19: This is Jonson's answer to the question raised in Twelfth Night (act iv. sc. 2), when Malvolio is in prison, in regard to Pythagoras.

20: We can nowhere find any clue to such a personage of antiquity, and we take it to be a reference to Pyrrhon of Elis, the founder of the sceptic school.

21: Bacon was a friend of this sport. Mrs. Pott points out some
technical expressions which we find both in Bacon's works and in
Shakspere. Perhaps we might stretch our fancy so far as to assume
that Bacon is Pyrrhus of Delos, and that gentle Shakspere
sometimes went a-fishing with him on the banks of the Thames.

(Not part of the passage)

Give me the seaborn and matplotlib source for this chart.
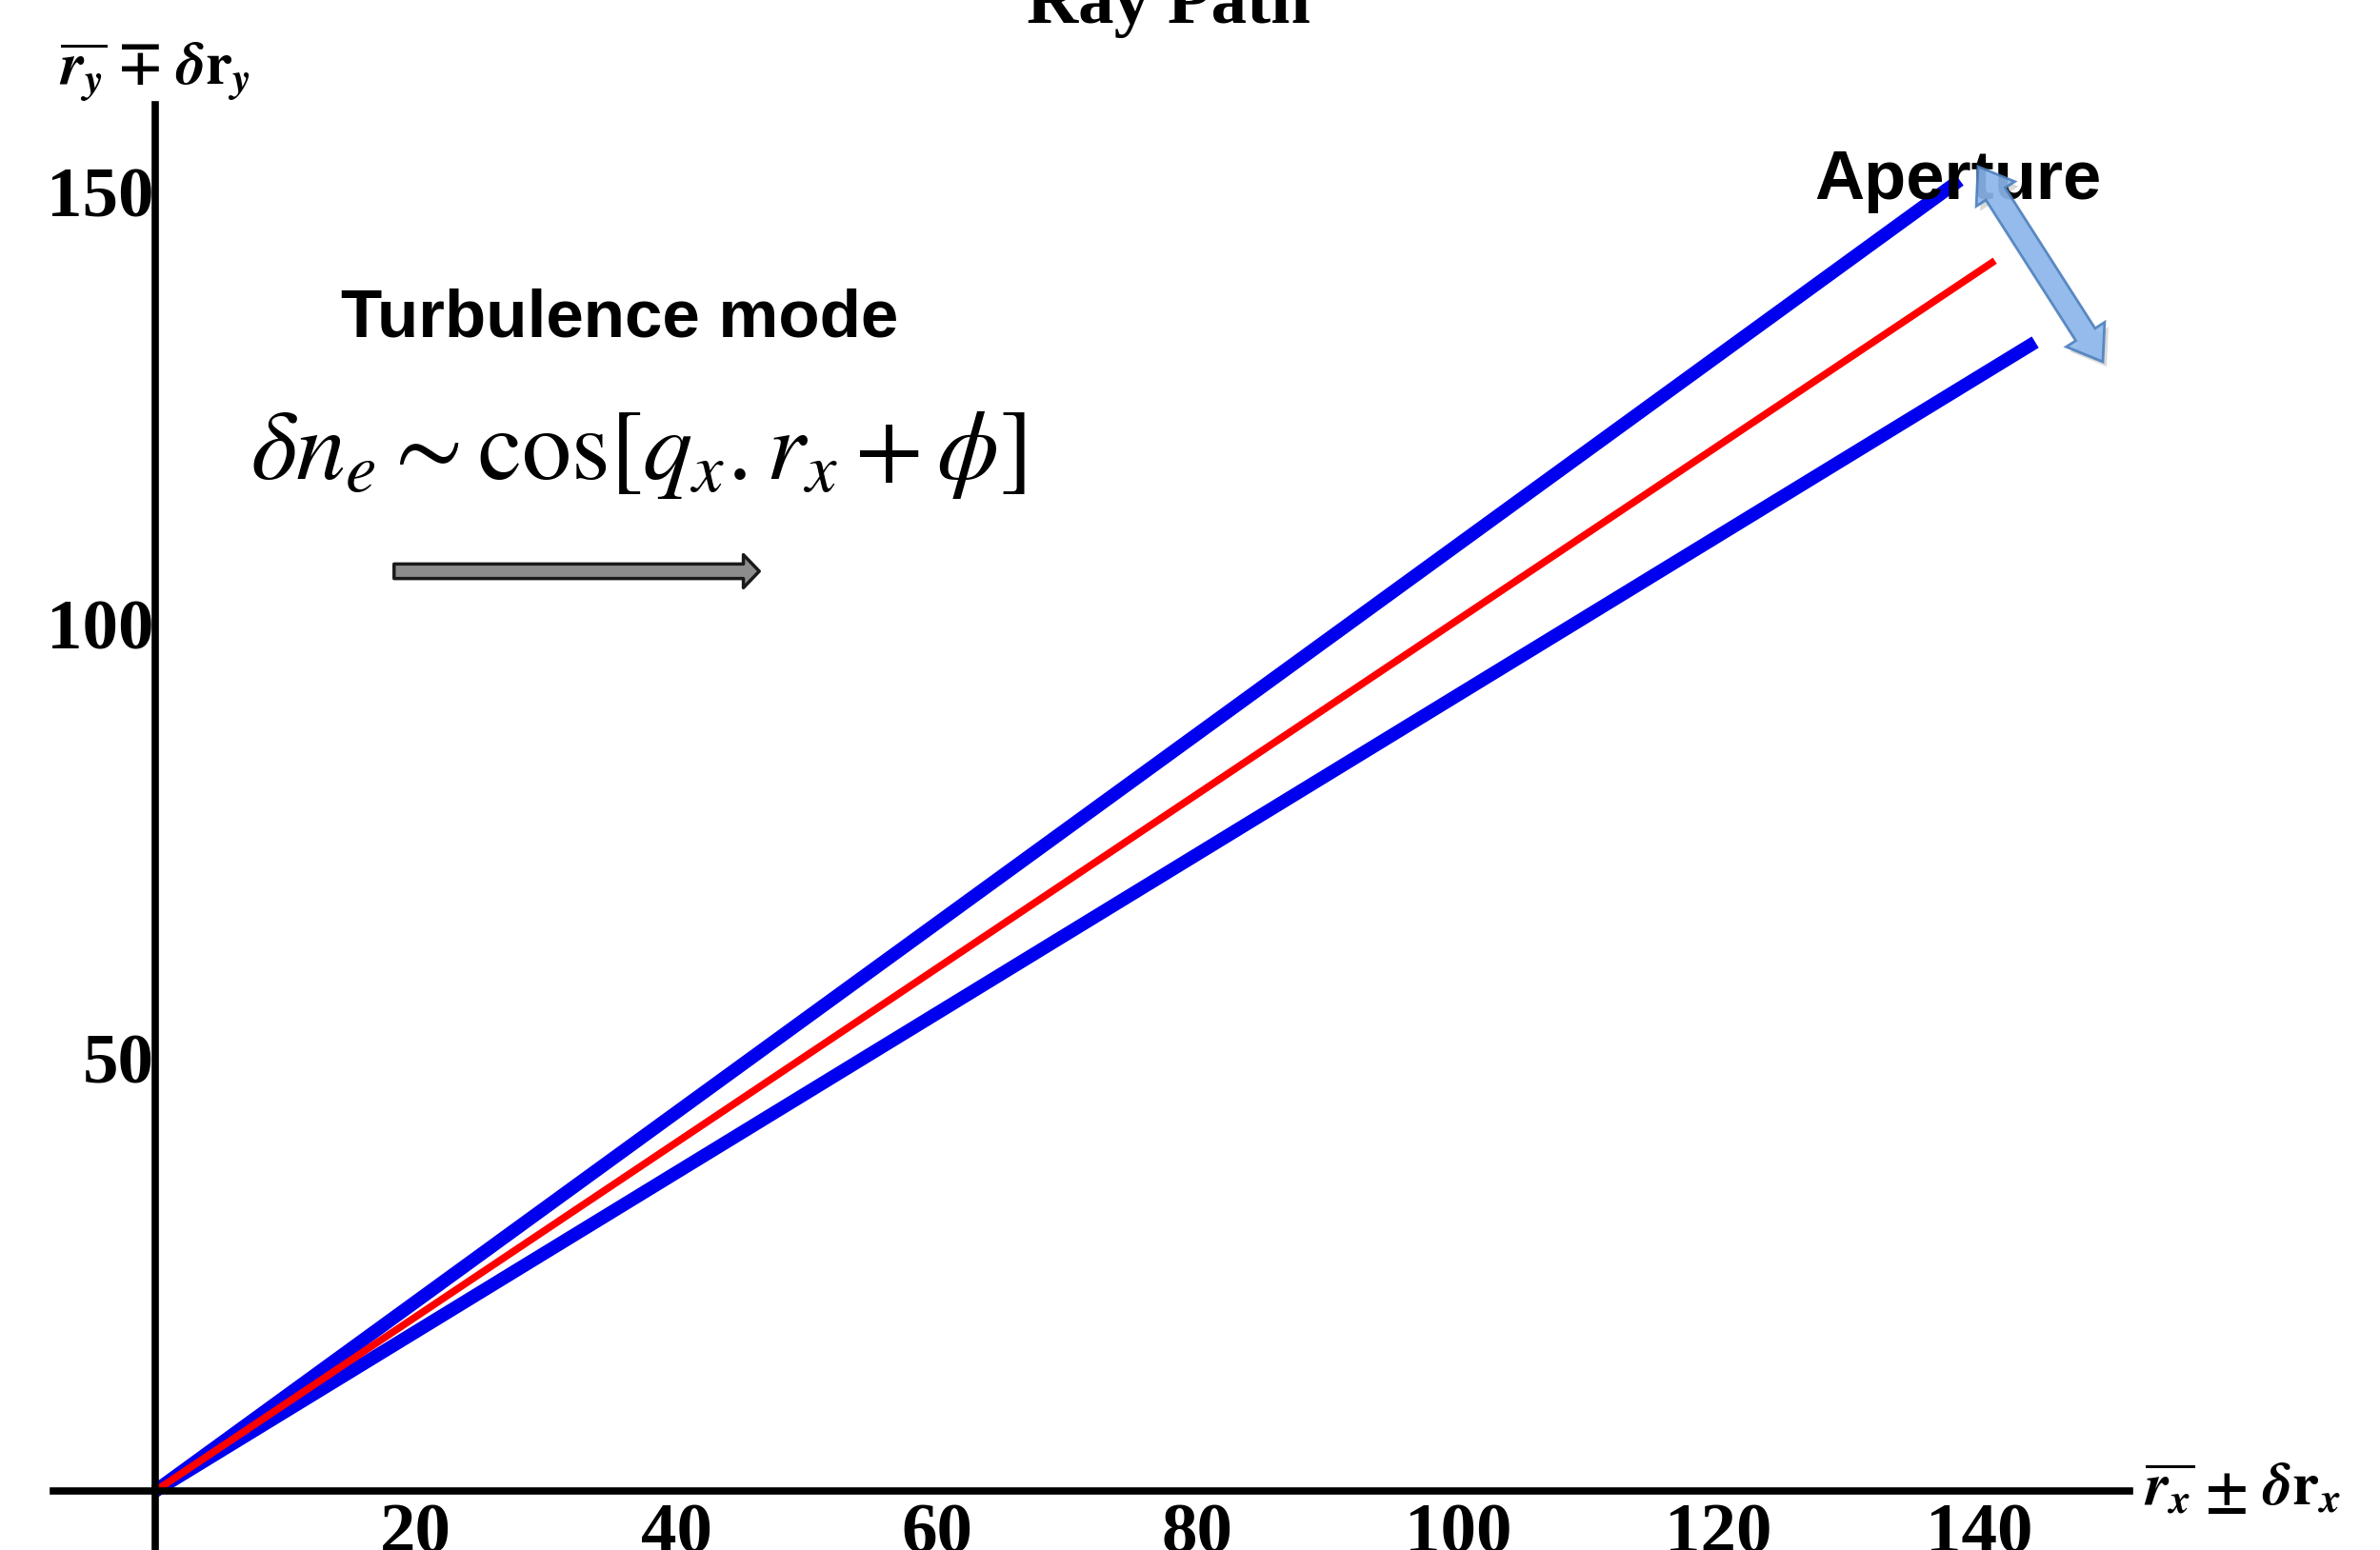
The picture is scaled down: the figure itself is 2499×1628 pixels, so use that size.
import numpy as np
import pandas as pd
import matplotlib
matplotlib.use("Agg")
from matplotlib import pyplot as plt
from matplotlib.patches import Polygon
import seaborn as sns

# raggi: estremo finale di ciascun raggio (partono tutti dall'origine)
ray_names = ["upper edge", "lower edge", "mean ray"]
ray_x_end = [138.5, 144.3, 141.2]
ray_y_end = [151.3, 132.6, 142.0]
ray_colors = ["#0000ee", "#0000ee", "#ff0000"]
ray_widths = [10, 10, 5.5]

x_ticks = [20, 40, 60, 80, 100, 120, 140]
y_ticks = [50, 100, 150]

rows = []
for name, xe, ye in zip(ray_names, ray_x_end, ray_y_end):
    rows.append({"ray": name, "x": 0.0, "y": 0.0})
    rows.append({"ray": name, "x": xe, "y": ye})
df = pd.DataFrame(rows)

sns.set_style("white")
plt.rcParams["font.family"] = ["Liberation Serif", "DejaVu Serif"]
plt.rcParams["font.weight"] = "normal"
plt.rcParams["mathtext.fontset"] = "stix"
plt.rcParams["text.color"] = "black"
plt.rcParams["xtick.color"] = "black"
plt.rcParams["ytick.color"] = "black"

W, H = 2499, 1628
fig = plt.figure(figsize=(W / 100, H / 100), dpi=100)
ax = fig.add_axes([0, 0, 1, 1])

# scala: x=0 a 163 px, 13.68 px per unita'; y=0 a 1566 px, 9.10 px per unita'
ax.set_xlim(-163 / 13.68, (W - 163) / 13.68)
ax.set_ylim(-(H - 1566) / 9.10, 1566 / 9.10)

for name, col, lw in zip(ray_names, ray_colors, ray_widths):
    sns.lineplot(data=df[df["ray"] == name], x="x", y="y", color=col,
                 linewidth=lw, sort=False, ax=ax, solid_capstyle="butt")

# assi cartesiani in stile "croce"
for s in ["top", "right"]:
    ax.spines[s].set_visible(False)
ax.spines["left"].set_position(("data", 0))
ax.spines["bottom"].set_position(("data", 0))
ax.spines["left"].set_bounds(-6.7, 160)
ax.spines["bottom"].set_bounds(-7.8, 151.5)
for s in ["left", "bottom"]:
    ax.spines[s].set_linewidth(5.5)
    ax.spines[s].set_color("black")

ax.set_xticks(x_ticks)
ax.set_yticks(y_ticks)
ax.tick_params(axis="both", direction="in", length=7, width=3, labelsize=54,
               labelcolor="black")
ax.tick_params(axis="x", pad=9)
ax.tick_params(axis="y", pad=1)
for lbl in ax.get_xticklabels() + ax.get_yticklabels():
    lbl.set_fontweight("bold")
ax.set_xlabel("")
ax.set_ylabel("")

# titolo (tagliato in alto come nell'originale)
fig.text(1227 / W, 1 - 24 / H, "Ray Path", ha="center", va="baseline",
         fontsize=54, fontweight="bold")

# etichette degli assi
fig.text(62 / W, 1 - 76 / H,
         r"$\overline{\mathbfit{r}_\mathbfit{y}}\;\mathbf{\mp}\;\mathbfit{\delta}\mathbf{r}_\mathbfit{y}$",
         ha="left", va="center", fontsize=45)
ax.text(152.6, 0,
        r"$\overline{\mathbfit{r}_\mathbfit{x}}\;\mathbf{\pm}\;\mathbfit{\delta}\mathbf{r}_\mathbfit{x}$",
        ha="left", va="center", fontsize=45)

# annotazioni
fig.text(651 / W, 1 - 335 / H, "Turbulence mode", ha="center", va="center",
         fontsize=51, fontweight="bold", family=["Liberation Sans", "DejaVu Sans"])
fig.text(263 / W, 1 - 478 / H, r"$\delta n_e \sim \mathrm{cos}[q_x.r_x + \phi]$",
         ha="left", va="center", fontsize=75)
fig.text(2056 / W, 1 - 190 / H, "Aperture", ha="center", va="center",
         fontsize=52, fontweight="bold", family=["Liberation Sans", "DejaVu Sans"],
         zorder=5)

# freccia grigia della direzione del modo
ax.annotate("", xy=(800 / W, 1 - 600 / H), xytext=(411 / W, 1 - 600 / H),
            xycoords="figure fraction", textcoords="figure fraction",
            arrowprops=dict(arrowstyle="simple,head_width=25,head_length=12,tail_width=11",
                            mutation_scale=1, fc="#8c8c8c", ec="#1a1a1a", lw=2.5))

# freccia doppia blu dell'apertura (in pixel)
p1 = np.array([2077.0, H - 175.0])
p2 = np.array([2208.0, H - 380.0])
u = (p2 - p1) / np.linalg.norm(p2 - p1)
n = np.array([-u[1], u[0]])
w, hw, hl = 12.0, 24.0, 34.0
pts = [p1, p1 + hl * u + hw * n, p1 + hl * u + w * n, p2 - hl * u + w * n,
       p2 - hl * u + hw * n, p2, p2 - hl * u - hw * n, p2 - hl * u - w * n,
       p1 + hl * u - w * n, p1 + hl * u - hw * n]
shadow = Polygon([p + np.array([4, -5]) for p in pts], closed=True, transform=None,
                 fc="#000000", ec="none", alpha=0.15, zorder=6)
arrow = Polygon(pts, closed=True, transform=None, fc="#8db8ee", ec="#4f81bd",
                lw=2, alpha=0.9, zorder=7)
fig.patches.append(shadow)
fig.patches.append(arrow)

fig.savefig("out.png", dpi=100)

22: 'As itself doth relate it.' Yet the soul does not relate anything,
except that it is said to have spoken, in all the characters it
assumed, 'as in the cobbler's cock.' We must, therefore, probably
look in plays—in Shakspere's dramas—for that which the soul has
spoken in its various stages as a king, as a beggar, and so forth.

23: 'Brock' (badger)—a word which Shakspere only uses once; viz. in Twelfth Night (act ii. sc. 5). Sir Toby's whole indignation against Malvolio culminates in the words:—'Marry, hang thee, brock!' We know of Jonson's unseemly bodily figure, his 'ambling' gait, which rendered him unfit for the stage. The pace of a badger would be a very graphic description of his manner of walking. Now, Jonson sneers at the word 'brock' in a way not unfrequent with Shakspere himself, in regard to various words used by Jonson against him. In The Poetaster, Tucca falls out against the 'wormwood' comedies, which drag everything on to the stage. We are reminded here of Hamlet's exclamation:—'Wormwood, wormwood!' when the Queen of the Interlude speaks the two lines he had probably intercalated:—

In second husband let me be accurst!
None wed the second but who kill'd the first.

24: 'Cobbler's cock' refers most likely to a drama by Robert Wilson, entitled: Cobbler's Prophecy. In Collier's History of the English Drama (iii. pp. 247-8) it is thus described:—

'It is a mass of absurdity without any leading purpose, but here and there exhibiting glimpses of something better. The scene of the play is laid in Boeotia which is represented to be ruled by a duke, but in a state of confusion and disorganisation…. One of the principal characters is a whimsical Cobbler who, by intermediation of the heathen god Mercury, obtains prophetic power, the chief object of which is to warn the Duke of the impending ruin of his state unless he consents to introduce various reforms, and especially to unite the discordant classes of his subjects.' Jonson may have looked upon Hamlet in this manner from his point of view. It is for us to admire the prophetical spirit of Shakspere who in Montaigne perceived the germ of the helplessly divided nature of modern man.

25: 'Or his great oath, by Quarter.' No doubt, this is an allusion of Jonson to Shakspere's 'quarter share,' the fourth part of the receipts of his company. The Blackfriars Theatre had sixteen shareholders. It is proved that Shakspere at that time, when a valuation of the theatre was made, had a claim to four parts, each of £233 6s. 8d. (Chr. Armitage Brown, Shak. Autobiographical Poems, London, 1838, p. 101). In The Poetaster (act iii. sc. i), Tucca says to Crispinus the Poetaster:—'Thou shall have a quarter share.' In Epistle xii. (Forest), which Jonson addresses to Elizabeth, Countess of Rutland, and which, in our opinion, also contains an allusion to Shakspere, as well as to his protector, William Herbert, Ben speaks of poets with 'their quarter face.'

26: Shakspere often introduced music in his dramas. Jonson ridicules this; so did Marston, as we shall see. (Twelfth Night, for instance, opens with music.)